Friday, 24 February 2012

24 February 2012

The last thing I did before I left the office on Tuesday night was write a short note to the editor of the following day's programme: "If you want a voice out of Homs tomorrow, my old mate Marie Colvin of the Sunday Times is there."

Hours later, she was dead, killed by a Syrian army attack on a building which was being used by anti-government activists as a base for visiting journalists who'd been smuggled in across the border. The award-winning young French photographer Remi Ochlik was also killed; three other Western journalists were injured.

This isn't going to be yet another tribute to one of the bravest and finest journalists of her generation (although Marie Colvin was both exceptionally brave and exceptionally talented). But I think it may be worth reflecting on why war correspondents put their lives in danger and whether the risks they run are worth it.

At a time when the reputation of journalists has probably never been lower (phone-hacking, police-bribing, celebrity-harassing -- you name it, journalists have, allegedly, done it), why not pause, just for a moment, to analyse a very different kind of journalism?

On Wednesday night's programme, the Syrian opposition activist Mahmoud Ali Hamad was adamant: the bravery of correspondents like Marie Colvin is saving lives. If it weren't for their presence, and their reporting, he said, government forces would be killing even more people, with even more impunity.

Marie herself reflected, in an address delivered just over a year ago, on the role of the war correspondent. "Someone has to go there and see what is happening. You can't get that information without going to places where people are being shot at, and others are shooting at you.

"The real difficulty is having enough faith in humanity to believe that enough people … will care when your file reaches the printed page, the website or the TV screen. We do have that faith because we believe we do make a difference."

The key issue for Marie Colvin, according to Lindsey Hilsum of Channel 4 News, was to make sure that no one could ever say: "We didn't know." When people were being killed, when atrocities were being committed, it mattered to her that someone was there to bear witness and to tell the world.

The vast majority of journalists who are killed each year (46 last year, according to the Committee to Protect Journalists) are local reporters, killed in their home country. Their courage is even greater than that of the visiting correspondent, because they work in the knowledge that their homes and their families are constant potential targets -- and the truth they report is often a truth that their leaders, or other powerful interests, would much rather went unreported.
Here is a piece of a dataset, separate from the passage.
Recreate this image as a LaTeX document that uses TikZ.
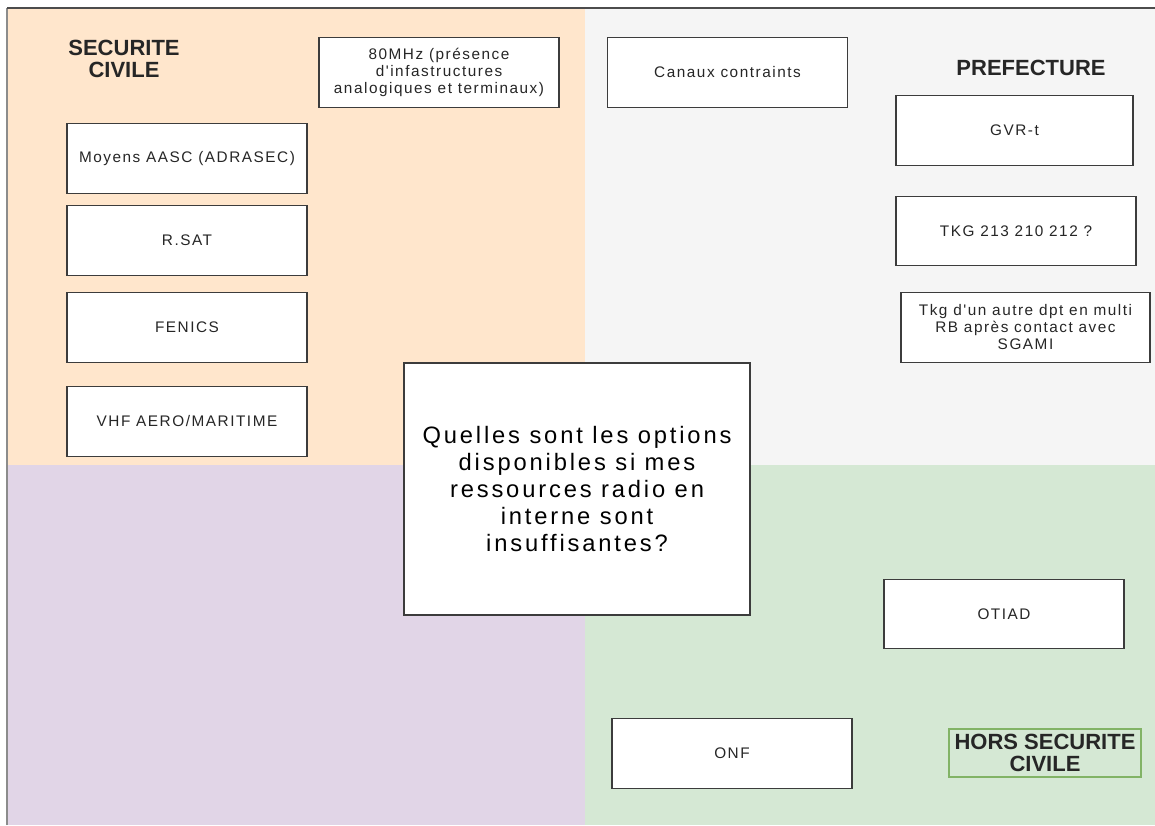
\documentclass[tikz,border=0pt]{standalone}
\usepackage{fontspec}
\setmainfont{Liberation Sans}
\newfontfamily\boxfont[LetterSpace=10]{Liberation Sans}
\newfontfamily\questfont[LetterSpace=12]{Liberation Sans}
\usepackage{tikz}
\usetikzlibrary{positioning}
\definecolor{zoneorange}{HTML}{FFE6CC}
\definecolor{zonegray}{HTML}{F5F5F5}
\definecolor{zonepurple}{HTML}{E1D5E7}
\definecolor{zonegreen}{HTML}{D5E8D4}
\definecolor{bordergreen}{HTML}{82B366}
\definecolor{boxline}{RGB}{60,60,60}
\tikzset{
  optbox/.style={rectangle, draw=boxline, fill=white, line width=0.9pt,
    minimum width=180pt, minimum height=52pt, align=center, inner sep=1pt,
    font=\boxfont\fontsize{11.5}{12.75}\selectfont, text=black!85},
  question/.style={rectangle, draw=boxline, fill=white, line width=0.9pt,
    minimum width=259.5pt, minimum height=189pt, align=center,
    font=\questfont\fontsize{17.8}{20.3}\selectfont},
  zonelabel/.style={align=center, font=\bfseries\fontsize{16.5}{17}\selectfont,
    text=black!85}
}
\begin{document}
\begin{tikzpicture}[x=0.75pt, y=-0.75pt]
  \useasboundingbox (0,0) rectangle (1155,825);

  % Zones
  \fill[zoneorange] (7,8) rectangle (585,465);
  \fill[zonegray] (585,8) rectangle (1155,465);
  \fill[zonepurple] (7,465) rectangle (585,825);
  \fill[zonegreen] (585,465) rectangle (1155,825);
  \draw[black!45, line width=1pt] (7,825) -- (7,8);
  \draw[black!70, line width=1pt] (7,8) -- (1155,8);

  % Securite civile
  \node[zonelabel] (secu) at (124,59) {SECURITE\\CIVILE};
  \node[optbox] (mhz) at (439,72.5) {80MHz (présence\\d'infastructures\\analogiques et terminaux)};
  \node[optbox] (aasc) at (187,158.5) {Moyens AASC (ADRASEC)};
  \node[optbox] (rsat) at (187,240.5) {R.SAT};
  \node[optbox] (fenics) at (187,327.5) {FENICS};
  \node[optbox] (vhf) at (187,421.5) {VHF AERO/MARITIME};

  % Prefecture
  \node[optbox] (canaux) at (727.5,72.5) {Canaux contraints};
  \node[zonelabel] (pref) at (1031,68) {PREFECTURE};
  \node[optbox, minimum width=177.75pt] (gvr) at (1014.5,130.5) {GVR-t};
  \node[optbox] (tkg) at (1016,231) {TKG 213 210 212 ?};
  \node[optbox, minimum width=186.75pt] (autre) at (1025.5,327.5) {Tkg d'un autre dpt en multi\\RB après contact avec\\SGAMI};

  % Hors securite civile
  \node[optbox] (otiad) at (1004,614) {OTIAD};
  \node[optbox] (onf) at (732,753.5) {ONF};
  \node[zonelabel, draw=bordergreen, line width=1pt, minimum width=144pt,
    minimum height=36pt, inner sep=1pt] (hors) at (1045,753) {HORS SECURITE\\CIVILE};

  % Question centrale
  \node[question] (quest) at (577,489) {Quelles sont les options\\disponibles si mes\\ressources radio en\\interne sont\\insuffisantes?};
\end{tikzpicture}
\end{document}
And as every foreign correspondent knows, the drivers, fixers, and translators who work with them often demonstrate the most stupendous courage. (Only once, in more than 40 years as a journalist, has a fixer walked out on me -- it was in Cambodia, during a military coup, when our fixer decided, quite rightly, that his family needed him more than we did.)
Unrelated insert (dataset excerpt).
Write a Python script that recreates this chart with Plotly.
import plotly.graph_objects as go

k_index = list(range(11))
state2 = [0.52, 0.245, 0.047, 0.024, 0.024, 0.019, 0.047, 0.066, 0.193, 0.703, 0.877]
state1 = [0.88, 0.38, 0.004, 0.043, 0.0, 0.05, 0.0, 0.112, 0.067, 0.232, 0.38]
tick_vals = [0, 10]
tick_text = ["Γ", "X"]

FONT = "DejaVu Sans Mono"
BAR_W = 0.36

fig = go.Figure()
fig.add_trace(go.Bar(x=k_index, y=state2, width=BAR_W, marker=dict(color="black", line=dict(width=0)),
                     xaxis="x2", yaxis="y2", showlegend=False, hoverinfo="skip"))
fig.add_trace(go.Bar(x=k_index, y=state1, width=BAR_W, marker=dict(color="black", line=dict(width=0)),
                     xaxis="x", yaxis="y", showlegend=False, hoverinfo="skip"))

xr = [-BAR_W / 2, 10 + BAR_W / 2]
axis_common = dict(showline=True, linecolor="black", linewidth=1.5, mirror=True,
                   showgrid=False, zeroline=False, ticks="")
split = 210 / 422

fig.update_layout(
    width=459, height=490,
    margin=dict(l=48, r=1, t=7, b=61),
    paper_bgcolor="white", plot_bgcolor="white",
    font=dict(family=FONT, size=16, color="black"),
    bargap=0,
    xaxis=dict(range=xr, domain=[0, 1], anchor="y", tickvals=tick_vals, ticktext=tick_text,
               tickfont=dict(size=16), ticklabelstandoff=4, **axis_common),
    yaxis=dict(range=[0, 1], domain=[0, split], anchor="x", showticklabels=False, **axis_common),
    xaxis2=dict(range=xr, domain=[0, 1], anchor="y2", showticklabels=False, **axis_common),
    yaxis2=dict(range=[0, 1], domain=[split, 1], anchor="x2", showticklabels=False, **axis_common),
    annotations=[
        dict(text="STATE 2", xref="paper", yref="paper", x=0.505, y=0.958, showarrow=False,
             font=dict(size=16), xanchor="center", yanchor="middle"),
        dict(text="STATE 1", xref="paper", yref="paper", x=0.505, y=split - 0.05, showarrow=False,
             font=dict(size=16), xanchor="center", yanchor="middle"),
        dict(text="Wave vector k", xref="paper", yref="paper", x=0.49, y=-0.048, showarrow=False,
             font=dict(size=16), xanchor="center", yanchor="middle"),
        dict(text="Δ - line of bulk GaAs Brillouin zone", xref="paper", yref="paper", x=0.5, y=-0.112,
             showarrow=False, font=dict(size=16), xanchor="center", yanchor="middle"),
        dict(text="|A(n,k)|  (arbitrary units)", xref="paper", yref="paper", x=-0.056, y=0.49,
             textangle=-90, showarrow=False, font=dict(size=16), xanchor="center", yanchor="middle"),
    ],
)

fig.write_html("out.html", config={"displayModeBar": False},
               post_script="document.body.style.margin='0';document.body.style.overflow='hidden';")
No journalist goes into a war zone believing it will be their last assignment. Risks are carefully assessed, precautions are taken, advice is sought. Only if the risks are deemed acceptable does the reporter head into danger. Every journalist who's been in Homs over the past three weeks, including the BBC's Paul Wood, with cameraman Fred Scott, has taken huge risks. Until this week, their calculation that those risks were within the bounds of what was acceptable seemed to have been borne out.

I have never forgotten the first words that were spoken to me on my first day in my first job: I'd been taken on as a trainee with Reuters news agency, and the then general manager, a big, bluff man called Gerald Long, welcomed us with the words: "I want you to understand one thing right away -- you're no use to me if you're dead."

Marie Colvin knew the dangers even better than most of her colleagues. She nearly lost her life in Sri Lanka in 2001, when she was caught in an army ambush and lost an eye. The man she had replaced as Middle East correspondent for the Sunday Times in the mid-80s, David Blundy, was killed just a few years later in El Salvador.

We should remember, though, that her death was just one of many this week in Homs. As I said on Wednesday's programme: "Most of those who died were people whose names we will never know: some of them civilians struck down by snipers as they ventured out to find food; others, fighters armed with light weapons taking on the full might of the Syrian army."

But the reason the death of a correspondent is worth marking is that it represents the silencing of a voice. And there are few voices as eloquent, or as powerful, as Marie Colvin's was.